The Alcohol and Tobacco Tax and Trade Bureau - a cul de sac in the U.S. Treasury - is in charge of wine labels. Here is what its regulation says: “A tolerance of 1%, in the case of wines containing more than 14% of alcohol by volume, and of 1.5%, in the case of wines containing 14% or less of alcohol by volume, will be permitted either above or below the stated percentage.”
Why this matters: if you are counting alcohol units to stay within healthy guidelines - in the United Kingdom, that’s 14 alcohol units per week, for instance - it is mandatory to know the alcohol content of wines and beers. You can drink a lot more 9% Riesling than you can 15% Zinfandel. A standard pour of an 11% alcohol wine is 1.9 units. The same pour of 14% wine is 2.4 units. But a wine labeled 12.5% might be 11% or 14%.

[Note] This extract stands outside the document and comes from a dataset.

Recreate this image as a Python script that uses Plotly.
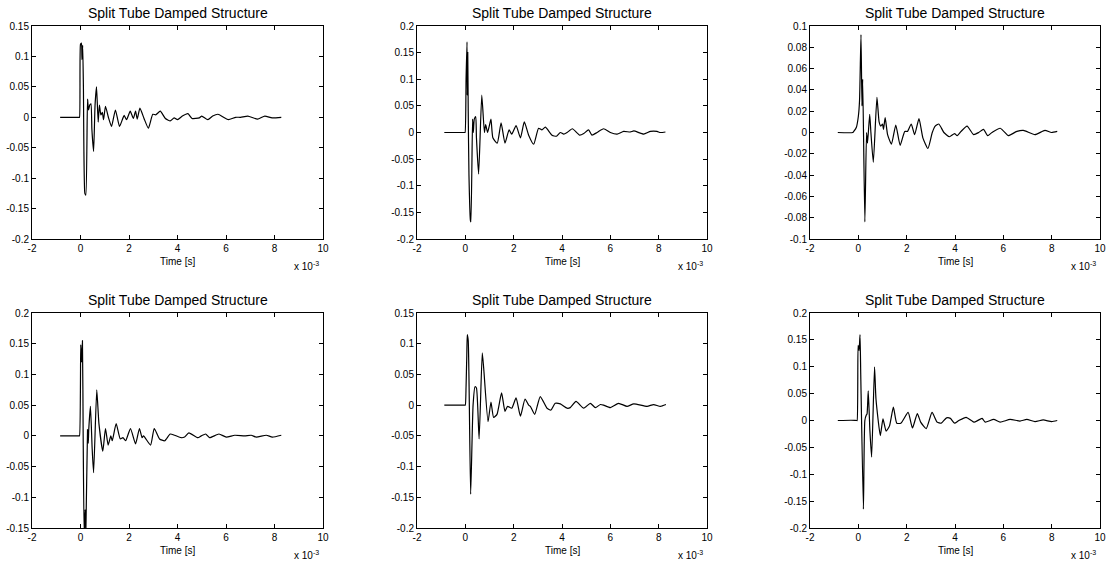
import plotly.graph_objects as go

# ---------------- data (time in ms, i.e. units of 1e-3 s) ----------------
t1 = [-0.84, -0.06, -0.04, 0.0, 0.04, 0.06, 0.09, 0.12, 0.18, 0.22, 0.29, 0.33, 0.38, 0.43, 0.47, 0.54,
      0.6, 0.66, 0.73, 0.78, 0.84, 0.9, 0.95, 1.03, 1.15, 1.28, 1.44, 1.61, 1.8, 1.9, 2.05, 2.18,
      2.27, 2.34, 2.45, 2.62, 2.8, 2.98, 3.1, 3.29, 3.5, 3.7, 3.86, 4.0, 4.2, 4.43, 4.6, 4.9, 5.0,
      5.25, 5.45, 5.67, 5.9, 6.1, 6.4, 6.6, 6.9, 7.3, 7.6, 7.9, 8.28]
y1 = [0, 0, 0, 0.12, 0.122, 0.095, 0.118, 0.05, -0.125, -0.128, 0.03, 0.012, 0.02, 0.022, -0.02, -0.056,
      0.02, 0.05, -0.008, 0.02, 0.004, 0.008, -0.004, 0.018, 0.0, -0.015, 0.012, -0.015, 0.003, -0.004, 0.01, -0.002,
      0.01, -0.003, 0.015, -0.002, -0.018, 0.005, 0.004, 0.01, -0.002, -0.006, -0.001, -0.004, 0.002, 0.006, -0.002, -0.001, 0.002,
      -0.004, 0.002, 0.005, 0.0, -0.004, 0.0, 0.0, 0.002, -0.003, 0.002, -0.001, 0.0]

t2 = [-0.87, -0.03, -0.01, 0.03, 0.07, 0.08, 0.1, 0.12, 0.15, 0.21, 0.23, 0.3, 0.33, 0.37, 0.43, 0.46, 0.55,
      0.68, 0.79, 0.84, 0.92, 0.98, 1.06, 1.14, 1.32, 1.48, 1.64, 1.81, 1.92, 2.1, 2.28, 2.44, 2.62,
      2.83, 3.03, 3.17, 3.31, 3.59, 3.77, 3.93, 4.07, 4.21, 4.43, 4.73, 4.9, 5.1, 5.24, 5.45, 5.72,
      6.0, 6.28, 6.55, 6.83, 6.97, 7.38, 7.66, 7.93, 8.07, 8.28]
y2 = [0, 0, 0, 0.1, 0.17, 0.07, 0.15, 0.04, -0.08, -0.165, -0.168, 0.025, 0.0, 0.025, 0.03, -0.01, -0.078,
      0.07, 0.0, 0.015, 0.0, 0.01, 0.025, -0.01, -0.02, 0.018, -0.02, 0.005, -0.003, 0.013, -0.01, 0.02, -0.005,
      -0.022, 0.008, 0.005, 0.01, -0.005, -0.007, 0.0, -0.003, 0.0, 0.007, -0.005, -0.002, 0.005, -0.005, 0.0, 0.007,
      0.0, -0.003, 0.002, 0.001, 0.003, -0.003, 0.002, 0.002, 0.0, 0.001]

t3 = [-0.85, -0.23, -0.19, -0.08, 0.0, 0.05, 0.11, 0.15, 0.18, 0.27, 0.34, 0.38, 0.47, 0.52, 0.62,
      0.77, 0.86, 0.93, 1.0, 1.04, 1.11, 1.21, 1.37, 1.55, 1.73, 1.92, 2.03, 2.19, 2.33, 2.51, 2.67,
      2.88, 3.06, 3.18, 3.33, 3.54, 3.77, 3.98, 4.09, 4.25, 4.5, 4.77, 4.98, 5.18, 5.35, 5.53, 5.87,
      6.15, 6.21, 6.56, 6.83, 7.31, 7.72, 7.99, 8.23]
y3 = [0, 0, 0.001, 0.005, 0.015, 0.03, 0.092, 0.025, 0.05, -0.084, 0.0, -0.01, 0.017, 0.0, -0.028,
      0.033, 0.01, 0.006, 0.008, 0.003, 0.014, -0.002, -0.011, 0.007, -0.012, 0.001, 0.001, 0.008, -0.002, 0.013, -0.005,
      -0.015, 0.0, 0.006, 0.008, 0.0, -0.004, -0.001, -0.003, 0.001, 0.006, -0.002, 0.0, 0.003, -0.003, 0.0, 0.004,
      -0.002, -0.003, 0.001, 0.002, -0.002, 0.002, 0.0, 0.001]

t4 = [-0.84, -0.06, -0.04, 0.01, 0.04, 0.08, 0.11, 0.15, 0.19, 0.22, 0.29, 0.32, 0.34, 0.41, 0.48, 0.54,
      0.67, 0.76, 0.92, 1.03, 1.14, 1.25, 1.31, 1.47, 1.64, 1.75, 1.86, 2.06, 2.27, 2.43, 2.54, 2.6,
      2.89, 3.04, 3.26, 3.47, 3.7, 3.88, 4.15, 4.29, 4.47, 4.84, 4.98, 5.16, 5.32, 5.71, 6.01, 6.36,
      6.77, 7.04, 7.25, 7.66, 7.91, 8.28]
y4 = [0, 0, 0, 0.148, 0.12, 0.155, 0.0, -0.16, -0.12, -0.16, 0.01, -0.012, 0.01, 0.048, -0.02, -0.06,
      0.075, 0.02, -0.025, 0.012, -0.015, 0.0, -0.008, 0.02, -0.005, -0.003, -0.008, 0.012, -0.013, 0.012, -0.003, 0.0,
      -0.015, 0.012, -0.005, -0.008, 0.003, 0.001, -0.003, -0.002, 0.005, -0.003, 0.0, 0.003, -0.003, 0.003, -0.002, 0.001,
      0.0, 0.001, -0.002, 0.001, -0.002, 0.001]

t5 = [-0.87, -0.02, 0.0, 0.03, 0.06, 0.08, 0.12, 0.22, 0.32, 0.4, 0.46, 0.57, 0.7, 0.76, 0.94, 1.06,
      1.17, 1.31, 1.5, 1.64, 1.75, 1.92, 2.1, 2.28, 2.47, 2.62, 2.69, 2.87, 3.1, 3.38, 3.54, 3.72,
      3.93, 4.21, 4.34, 4.58, 4.9, 5.17, 5.38, 5.59, 5.72, 6.0, 6.34, 6.69, 6.97, 7.52, 7.79, 8.07, 8.3]
y5 = [0, 0, 0, 0.03, 0.08, 0.115, 0.105, -0.145, 0.0, 0.03, 0.028, -0.055, 0.085, 0.06, -0.027, 0.005,
      -0.02, -0.015, 0.02, -0.01, -0.002, -0.005, 0.012, -0.018, 0.01, 0.0, -0.002, -0.015, 0.014, -0.005, -0.008, 0.003,
      0.002, -0.005, -0.004, 0.006, -0.005, 0.003, -0.004, 0.001, 0.0, -0.004, 0.003, -0.002, 0.002, -0.002, 0.001, -0.002, 0.001]

t6 = [-0.85, -0.3, -0.07, -0.05, -0.01, 0.03, 0.07, 0.1, 0.21, 0.27, 0.33, 0.36, 0.41, 0.48, 0.55, 0.67,
      0.73, 0.91, 1.02, 1.15, 1.29, 1.45, 1.59, 1.76, 2.06, 2.24, 2.44, 2.58, 2.81, 3.05, 3.26, 3.43,
      3.65, 3.81, 3.98, 4.16, 4.46, 4.8, 5.12, 5.25, 5.6, 5.87, 6.28, 6.69, 6.97, 7.31, 7.65, 8.0, 8.23]
y6 = [0, 0.0005, 0, 0, 0.14, 0.13, 0.16, 0.085, -0.165, 0.0, 0.01, 0.012, 0.055, -0.02, -0.068, 0.1,
      0.04, -0.028, 0.003, -0.02, -0.01, 0.025, -0.005, -0.005, 0.015, -0.014, 0.013, -0.003, -0.015, 0.015, -0.003, -0.005,
      0.005, 0.004, -0.005, 0.0, 0.006, -0.003, 0.004, -0.003, 0.002, -0.003, 0.002, -0.001, 0.002, -0.002, 0.001, -0.002, 0.0]

series = [(t1, y1), (t2, y2), (t3, y3), (t4, y4), (t5, y5), (t6, y6)]

x_ticks = [-2, 0, 2, 4, 6, 8, 10]
x_ticktext = ["-2", "0", "2", "4", "6", "8", "10"]

yt_a = [-0.2, -0.15, -0.1, -0.05, 0, 0.05, 0.1, 0.15]
yt_a_txt = ["-0.2", "-0.15", "-0.1", "-0.05", "0", "0.05", "0.1", "0.15"]
yt_b = [-0.2, -0.15, -0.1, -0.05, 0, 0.05, 0.1, 0.15, 0.2]
yt_b_txt = ["-0.2", "-0.15", "-0.1", "-0.05", "0", "0.05", "0.1", "0.15", "0.2"]
yt_c = [-0.1, -0.08, -0.06, -0.04, -0.02, 0, 0.02, 0.04, 0.06, 0.08, 0.1]
yt_c_txt = ["-0.1", "-0.08", "-0.06", "-0.04", "-0.02", "0", "0.02", "0.04", "0.06", "0.08", "0.1"]
yt_d = [-0.15, -0.1, -0.05, 0, 0.05, 0.1, 0.15, 0.2]
yt_d_txt = ["-0.15", "-0.1", "-0.05", "0", "0.05", "0.1", "0.15", "0.2"]

y_ranges = [[-0.2, 0.15], [-0.2, 0.2], [-0.1, 0.1], [-0.15, 0.2], [-0.2, 0.15], [-0.2, 0.2]]
y_tickinfo = [(yt_a, yt_a_txt), (yt_b, yt_b_txt), (yt_c, yt_c_txt), (yt_d, yt_d_txt), (yt_a, yt_a_txt), (yt_b, yt_b_txt)]

title_text = "Split Tube Damped Structure"
xlabel_text = "Time [s]"

# ---------------- layout geometry ----------------
W, H = 1107, 562
col_px = [(32, 323), (417, 707), (810, 1100)]
row_px = [(26, 239), (313, 528)]

FONT = "Arial, Liberation Sans, Helvetica, sans-serif"

fig = go.Figure()
layout = dict(width=W, height=H, autosize=False,
              margin=dict(l=0, r=0, t=0, b=0, pad=0, autoexpand=False),
              paper_bgcolor="white", plot_bgcolor="white", showlegend=False,
              font=dict(family=FONT, size=10, color="black"))
annotations = []

for i, (tx, ty) in enumerate(series):
    r, c = divmod(i, 3)
    xa = "xaxis" if i == 0 else f"xaxis{i+1}"
    ya = "yaxis" if i == 0 else f"yaxis{i+1}"
    xr = "x" if i == 0 else f"x{i+1}"
    yr = "y" if i == 0 else f"y{i+1}"
    x0, x1 = col_px[c]
    top, bot = row_px[r]
    xd = [x0 / W, x1 / W]
    yd = [1 - bot / H, 1 - top / H]
    fig.add_trace(go.Scatter(x=tx, y=ty, mode="lines", xaxis=xr, yaxis=yr,
                             line=dict(color="black", width=1.2, shape="spline", smoothing=0.5)))
    common = dict(showline=True, linecolor="black", linewidth=1, mirror="ticks",
                  ticks="inside", ticklen=4, tickcolor="black", tickwidth=1, automargin=False,
                  showgrid=False, zeroline=False, tickfont=dict(family=FONT, size=10, color="black"))
    layout[xa] = dict(domain=xd, anchor=yr, range=[-2, 10], tickmode="array",
                      tickvals=x_ticks, ticktext=x_ticktext, **common)
    tv, tt = y_tickinfo[i]
    layout[ya] = dict(domain=yd, anchor=xr, range=y_ranges[i], tickmode="array",
                      tickvals=tv, ticktext=tt, **common)
    cx = (x0 + x1) / 2 / W
    annotations.append(dict(text=title_text, x=cx, y=1 - (top - 13) / H, xref="paper", yref="paper",
                            xanchor="center", yanchor="middle", showarrow=False,
                            font=dict(family=FONT, size=14, color="black")))
    annotations.append(dict(text=xlabel_text, x=cx, y=1 - (bot + 22) / H, xref="paper", yref="paper",
                            xanchor="center", yanchor="middle", showarrow=False,
                            font=dict(family=FONT, size=10, color="black")))
    annotations.append(dict(text="x 10<sup>-3</sup>", x=(x1 - 2) / W, y=1 - (bot + 27) / H,
                            xref="paper", yref="paper", xanchor="right", yanchor="middle",
                            showarrow=False, font=dict(family=FONT, size=10, color="black")))

layout["annotations"] = annotations
fig.update_layout(**layout)
fig.write_html("out.html", config={"displayModeBar": False},
               post_script="document.body.style.margin='0';document.body.style.padding='0';"
                           "document.body.style.overflow='hidden';")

You may even cross into DUI territory - just by using wrong, bad alcohol content numbers found on wine labels.
But how will you know how many units you’ve consumed if you do not know the alcohol count - and you don’t if you are drinking wines bottled in the U.S. and Australia (which also allows a 1.5% variance).
More disturbing news: a study reported on by the Washington Post found that 60% of wines tested under-reported alcohol content. Only 20% over-reported.

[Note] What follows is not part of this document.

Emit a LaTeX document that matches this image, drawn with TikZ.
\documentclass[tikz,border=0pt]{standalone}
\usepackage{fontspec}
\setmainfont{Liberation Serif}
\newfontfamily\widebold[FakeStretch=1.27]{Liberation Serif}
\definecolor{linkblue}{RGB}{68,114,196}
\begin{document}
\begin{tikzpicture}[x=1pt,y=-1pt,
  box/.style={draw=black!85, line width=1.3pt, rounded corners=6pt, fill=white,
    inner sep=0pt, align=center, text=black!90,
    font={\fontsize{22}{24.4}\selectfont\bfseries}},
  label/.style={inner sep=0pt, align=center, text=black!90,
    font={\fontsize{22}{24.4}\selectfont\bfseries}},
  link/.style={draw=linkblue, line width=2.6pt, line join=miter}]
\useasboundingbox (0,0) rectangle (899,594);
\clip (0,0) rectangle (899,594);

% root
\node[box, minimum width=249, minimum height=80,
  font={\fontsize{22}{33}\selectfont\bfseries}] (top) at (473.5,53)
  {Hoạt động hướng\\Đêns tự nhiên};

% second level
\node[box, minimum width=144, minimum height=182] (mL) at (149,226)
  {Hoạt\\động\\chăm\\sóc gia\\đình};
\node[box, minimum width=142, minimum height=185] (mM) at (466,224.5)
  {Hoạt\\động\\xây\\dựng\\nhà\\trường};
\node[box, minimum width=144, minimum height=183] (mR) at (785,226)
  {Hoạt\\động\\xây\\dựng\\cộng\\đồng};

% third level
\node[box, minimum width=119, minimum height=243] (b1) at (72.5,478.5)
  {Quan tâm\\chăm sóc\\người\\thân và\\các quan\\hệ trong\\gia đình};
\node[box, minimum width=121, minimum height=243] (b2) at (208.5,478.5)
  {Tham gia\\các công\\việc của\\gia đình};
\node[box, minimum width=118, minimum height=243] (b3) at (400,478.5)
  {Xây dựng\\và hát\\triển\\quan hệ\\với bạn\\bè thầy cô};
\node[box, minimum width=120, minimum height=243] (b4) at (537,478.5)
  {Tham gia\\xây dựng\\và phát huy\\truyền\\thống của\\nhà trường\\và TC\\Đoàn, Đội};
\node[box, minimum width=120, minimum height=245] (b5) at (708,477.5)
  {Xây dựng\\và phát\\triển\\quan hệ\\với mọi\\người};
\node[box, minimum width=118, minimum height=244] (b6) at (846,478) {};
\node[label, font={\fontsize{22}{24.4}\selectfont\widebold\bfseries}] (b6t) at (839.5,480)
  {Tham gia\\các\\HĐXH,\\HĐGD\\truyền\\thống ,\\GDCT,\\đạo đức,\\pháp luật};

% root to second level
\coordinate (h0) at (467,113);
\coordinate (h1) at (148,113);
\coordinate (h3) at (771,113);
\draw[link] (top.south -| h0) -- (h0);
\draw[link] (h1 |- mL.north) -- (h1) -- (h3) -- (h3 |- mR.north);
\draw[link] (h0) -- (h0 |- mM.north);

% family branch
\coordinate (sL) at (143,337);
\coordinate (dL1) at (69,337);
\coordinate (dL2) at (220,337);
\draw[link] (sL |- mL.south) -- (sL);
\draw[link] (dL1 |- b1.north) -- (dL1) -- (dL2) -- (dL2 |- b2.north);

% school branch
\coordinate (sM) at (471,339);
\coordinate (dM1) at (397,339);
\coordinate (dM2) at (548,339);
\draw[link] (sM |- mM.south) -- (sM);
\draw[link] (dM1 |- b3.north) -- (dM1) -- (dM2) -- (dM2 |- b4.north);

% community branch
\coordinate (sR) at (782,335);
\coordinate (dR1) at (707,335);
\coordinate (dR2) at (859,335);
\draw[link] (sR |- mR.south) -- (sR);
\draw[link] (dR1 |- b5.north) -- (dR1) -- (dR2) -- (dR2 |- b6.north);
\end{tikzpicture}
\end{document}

Also know: the other big fact, now trending, is that alcohol content of wines is steadily increasing in the United States, said Jörn Kleinhans, principal in The Sommelier Company in California. “The trend is for more alcohol in wines," he said. "It is not easy to find reds under 14%.”
The guess is that we just like a boozier wine - but nobody knows why alcohol content is up, just that it is.
So why are the labels so misleading? Multiple reasons, said experts. “It’s not intentional," said Keith Wallace, president of the Wine School of Philadelphia. "It’s bad science.” Besides, he added, “you only need estimates to make a good wine.” The winemaker, in other words, has no incentive to get precise in measuring alcohol content.
Partly, too, it’s just that Mother Nature is in control, according to Sam McCartney, president of SCM Beverage Brokers in Florida. "When the juice is fermented, they take a reading to be sure it meets the minimum standard," he said. "It is not an exact science. Mother Nature takes over and metabolizes additional sugar that increases the alcohol content or doesn't. That’s why the label states an average percent content.”